■ Task to carry out
Output the data word for word, dropping every image.

■ Data

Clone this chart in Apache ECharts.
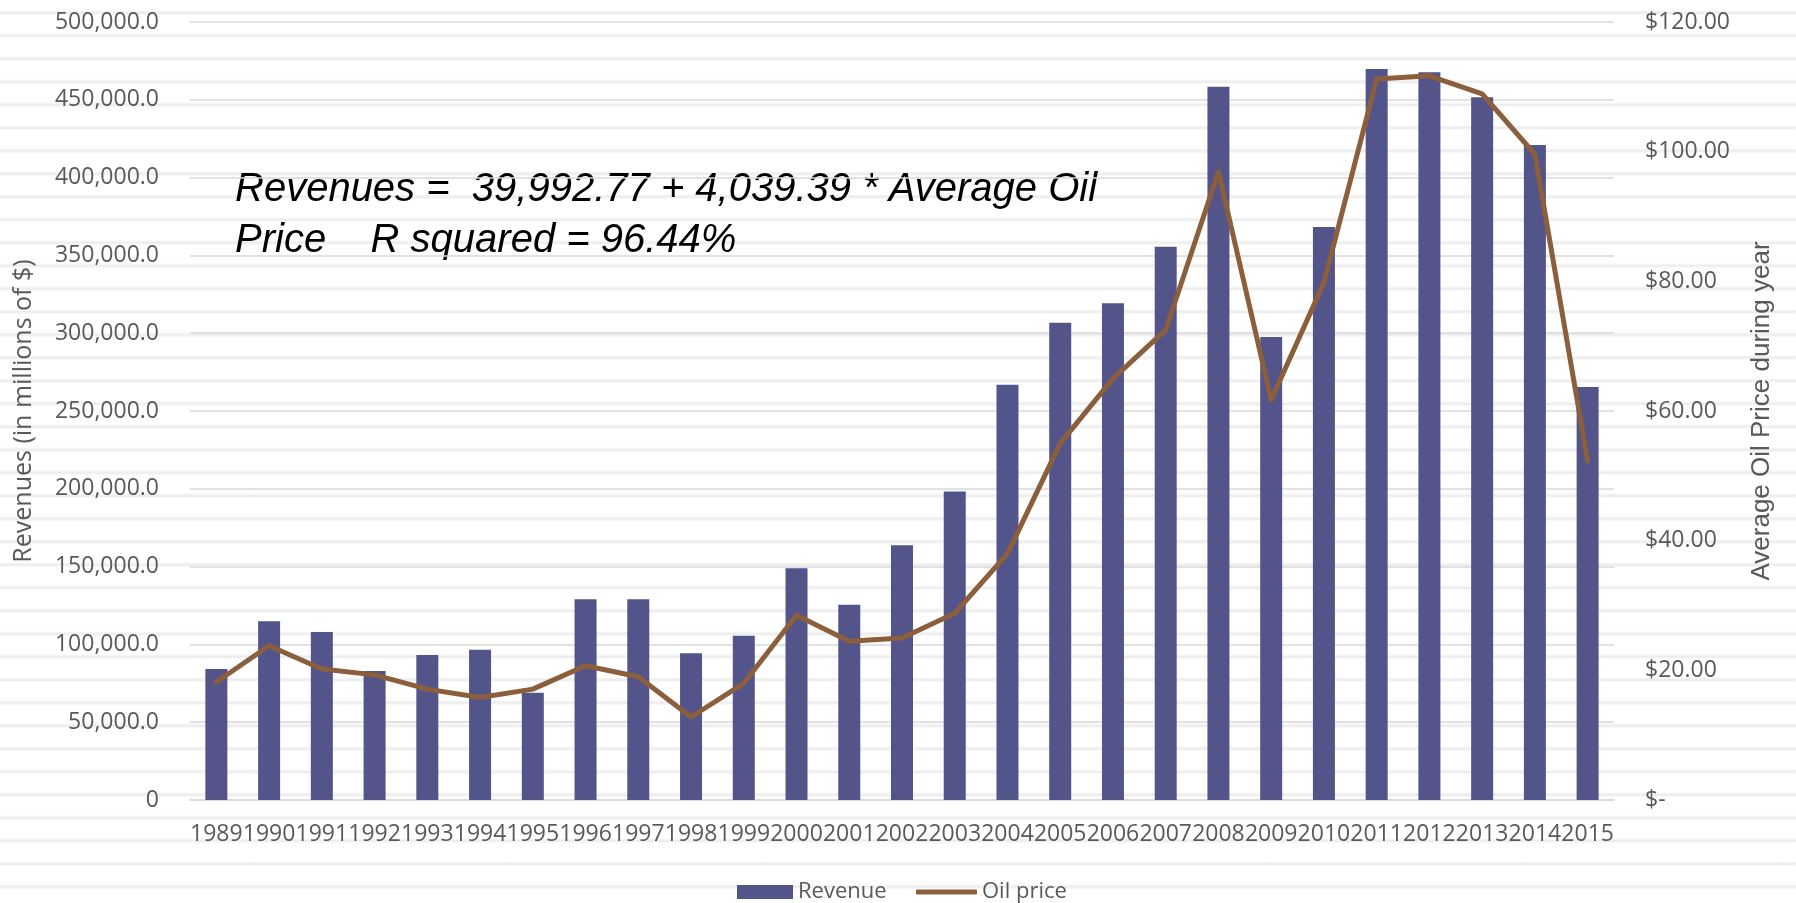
<!DOCTYPE html>
<html>
<head>
<meta charset="utf-8">
<script src="https://cdn.jsdelivr.net/npm/echarts@6/dist/echarts.min.js"></script>
<style>
  html, body { margin: 0; padding: 0; background: #ffffff; }
  #chart {
    width: 1796px; height: 903px;
    background-image: repeating-linear-gradient(to bottom,
      #ffffff 0px, #ffffff 10px, #ededed 12.5px, #ededed 13px, #ffffff 15.5px, #ffffff 23px);
  }
</style>
</head>
<body>
<div id="chart"></div>
<script>
const years = ['1989','1990','1991','1992','1993','1994','1995','1996','1997','1998','1999','2000','2001','2002','2003','2004','2005','2006','2007','2008','2009','2010','2011','2012','2013','2014','2015'];
const revenue = [84200, 114800, 108000, 82900, 93200, 96500, 69000, 129000, 129000, 94300, 105600, 149000, 125500, 163700, 198300, 266800, 306700, 319200, 355600, 458400, 297500, 368300, 469800, 467700, 451600, 421000, 265400];
const oilPrice = [18.2, 23.8, 20.2, 19.3, 17.1, 15.8, 17.1, 20.7, 19.0, 12.8, 18.0, 28.5, 24.5, 25.0, 28.8, 38.0, 55.0, 65.0, 72.5, 96.9, 61.7, 79.8, 111.2, 111.7, 108.9, 99.6, 52.3];
const leftTicks = { min: 0, max: 500000, interval: 50000 };
const rightTicks = { min: 0, max: 120, interval: 20 };
const annotation = 'Revenues =  39,992.77 + 4,039.39 * Average Oil\nPrice    R squared = 96.44%';

const chart = echarts.init(document.getElementById('chart'), null, { renderer: 'canvas' });
const labelColor = '#595959';
const sans = '"Open Sans", sans-serif';
const legendText = { fontFamily: sans, fontSize: 22, color: labelColor };

chart.setOption({
  backgroundColor: 'transparent',
  animation: false,
  grid: { left: 190, right: 182, top: 22, bottom: 103, containLabel: false },
  legend: [
    {
      left: 732, top: 876,
      itemWidth: 56, itemHeight: 14,
      textStyle: legendText,
      data: [{ name: 'Revenue', icon: 'rect' }]
    },
    {
      left: 911, top: 876,
      itemWidth: 61, itemHeight: 5,
      textStyle: legendText,
      data: [{ name: 'Oil price', icon: 'roundRect' }]
    }
  ],
  xAxis: {
    type: 'category',
    data: years,
    axisLine: { show: true, lineStyle: { color: '#d9d9d9', width: 1.5 } },
    axisTick: { show: false },
    axisLabel: { interval: 0, margin: 23, fontFamily: sans, fontSize: 23, color: labelColor }
  },
  yAxis: [
    {
      type: 'value', position: 'left',
      min: leftTicks.min, max: leftTicks.max, interval: leftTicks.interval,
      name: 'Revenues (in millions of $)', nameLocation: 'middle', nameGap: 154, nameRotate: 90,
      nameTextStyle: { fontFamily: sans, fontSize: 25, color: labelColor },
      axisLine: { show: false }, axisTick: { show: false },
      splitLine: { show: true, lineStyle: { color: '#d9d9d9', width: 1.5 } },
      axisLabel: {
        margin: 31, fontFamily: sans, fontSize: 23, color: labelColor,
        formatter: v => v === 0 ? '0' : v.toLocaleString('en-US', { minimumFractionDigits: 1, maximumFractionDigits: 1 })
      }
    },
    {
      type: 'value', position: 'right',
      min: rightTicks.min, max: rightTicks.max, interval: rightTicks.interval,
      name: 'Average Oil Price during year', nameLocation: 'middle', nameGap: 135, nameRotate: 90,
      nameTextStyle: { fontFamily: '"Liberation Sans", Arial, sans-serif', fontSize: 26, color: labelColor },
      axisLine: { show: false }, axisTick: { show: false },
      splitLine: { show: false },
      axisLabel: {
        margin: 31, align: 'left', fontFamily: sans, fontSize: 23, color: labelColor,
        formatter: v => v === 0 ? '$-' : '$' + v.toFixed(2)
      }
    }
  ],
  series: [
    {
      name: 'Revenue', type: 'bar', yAxisIndex: 0,
      data: revenue, barWidth: 22,
      itemStyle: { color: '#53548a' }
    },
    {
      name: 'Oil price', type: 'line', yAxisIndex: 1,
      data: oilPrice, symbol: 'none',
      lineStyle: { color: '#8b5e3c', width: 5, join: 'round', cap: 'round' },
      itemStyle: { color: '#8b5e3c' }
    }
  ],
  graphic: [
    {
      type: 'text', left: 235, top: 164, silent: true,
      style: {
        text: annotation,
        font: 'italic 40px "Liberation Sans", Arial, sans-serif',
        lineHeight: 51,
        fill: '#000000'
      }
    }
  ]
});
</script>
</body>
</html>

■ Task solution
Clone this chart in Apache ECharts.
<!DOCTYPE html>
<html>
<head>
<meta charset="utf-8">
<script src="https://cdn.jsdelivr.net/npm/echarts@6/dist/echarts.min.js"></script>
<style>
  html, body { margin: 0; padding: 0; background: #ffffff; }
  #chart {
    width: 1796px; height: 903px;
    background-image: repeating-linear-gradient(to bottom,
      #ffffff 0px, #ffffff 10px, #ededed 12.5px, #ededed 13px, #ffffff 15.5px, #ffffff 23px);
  }
</style>
</head>
<body>
<div id="chart"></div>
<script>
const years = ['1989','1990','1991','1992','1993','1994','1995','1996','1997','1998','1999','2000','2001','2002','2003','2004','2005','2006','2007','2008','2009','2010','2011','2012','2013','2014','2015'];
const revenue = [84200, 114800, 108000, 82900, 93200, 96500, 69000, 129000, 129000, 94300, 105600, 149000, 125500, 163700, 198300, 266800, 306700, 319200, 355600, 458400, 297500, 368300, 469800, 467700, 451600, 421000, 265400];
const oilPrice = [18.2, 23.8, 20.2, 19.3, 17.1, 15.8, 17.1, 20.7, 19.0, 12.8, 18.0, 28.5, 24.5, 25.0, 28.8, 38.0, 55.0, 65.0, 72.5, 96.9, 61.7, 79.8, 111.2, 111.7, 108.9, 99.6, 52.3];
const leftTicks = { min: 0, max: 500000, interval: 50000 };
const rightTicks = { min: 0, max: 120, interval: 20 };
const annotation = 'Revenues =  39,992.77 + 4,039.39 * Average Oil\nPrice    R squared = 96.44%';

const chart = echarts.init(document.getElementById('chart'), null, { renderer: 'canvas' });
const labelColor = '#595959';
const sans = '"Open Sans", sans-serif';
const legendText = { fontFamily: sans, fontSize: 22, color: labelColor };

chart.setOption({
  backgroundColor: 'transparent',
  animation: false,
  grid: { left: 190, right: 182, top: 22, bottom: 103, containLabel: false },
  legend: [
    {
      left: 732, top: 876,
      itemWidth: 56, itemHeight: 14,
      textStyle: legendText,
      data: [{ name: 'Revenue', icon: 'rect' }]
    },
    {
      left: 911, top: 876,
      itemWidth: 61, itemHeight: 5,
      textStyle: legendText,
      data: [{ name: 'Oil price', icon: 'roundRect' }]
    }
  ],
  xAxis: {
    type: 'category',
    data: years,
    axisLine: { show: true, lineStyle: { color: '#d9d9d9', width: 1.5 } },
    axisTick: { show: false },
    axisLabel: { interval: 0, margin: 23, fontFamily: sans, fontSize: 23, color: labelColor }
  },
  yAxis: [
    {
      type: 'value', position: 'left',
      min: leftTicks.min, max: leftTicks.max, interval: leftTicks.interval,
      name: 'Revenues (in millions of $)', nameLocation: 'middle', nameGap: 154, nameRotate: 90,
      nameTextStyle: { fontFamily: sans, fontSize: 25, color: labelColor },
      axisLine: { show: false }, axisTick: { show: false },
      splitLine: { show: true, lineStyle: { color: '#d9d9d9', width: 1.5 } },
      axisLabel: {
        margin: 31, fontFamily: sans, fontSize: 23, color: labelColor,
        formatter: v => v === 0 ? '0' : v.toLocaleString('en-US', { minimumFractionDigits: 1, maximumFractionDigits: 1 })
      }
    },
    {
      type: 'value', position: 'right',
      min: rightTicks.min, max: rightTicks.max, interval: rightTicks.interval,
      name: 'Average Oil Price during year', nameLocation: 'middle', nameGap: 135, nameRotate: 90,
      nameTextStyle: { fontFamily: '"Liberation Sans", Arial, sans-serif', fontSize: 26, color: labelColor },
      axisLine: { show: false }, axisTick: { show: false },
      splitLine: { show: false },
      axisLabel: {
        margin: 31, align: 'left', fontFamily: sans, fontSize: 23, color: labelColor,
        formatter: v => v === 0 ? '$-' : '$' + v.toFixed(2)
      }
    }
  ],
  series: [
    {
      name: 'Revenue', type: 'bar', yAxisIndex: 0,
      data: revenue, barWidth: 22,
      itemStyle: { color: '#53548a' }
    },
    {
      name: 'Oil price', type: 'line', yAxisIndex: 1,
      data: oilPrice, symbol: 'none',
      lineStyle: { color: '#8b5e3c', width: 5, join: 'round', cap: 'round' },
      itemStyle: { color: '#8b5e3c' }
    }
  ],
  graphic: [
    {
      type: 'text', left: 235, top: 164, silent: true,
      style: {
        text: annotation,
        font: 'italic 40px "Liberation Sans", Arial, sans-serif',
        lineHeight: 51,
        fill: '#000000'
      }
    }
  ]
});
</script>
</body>
</html>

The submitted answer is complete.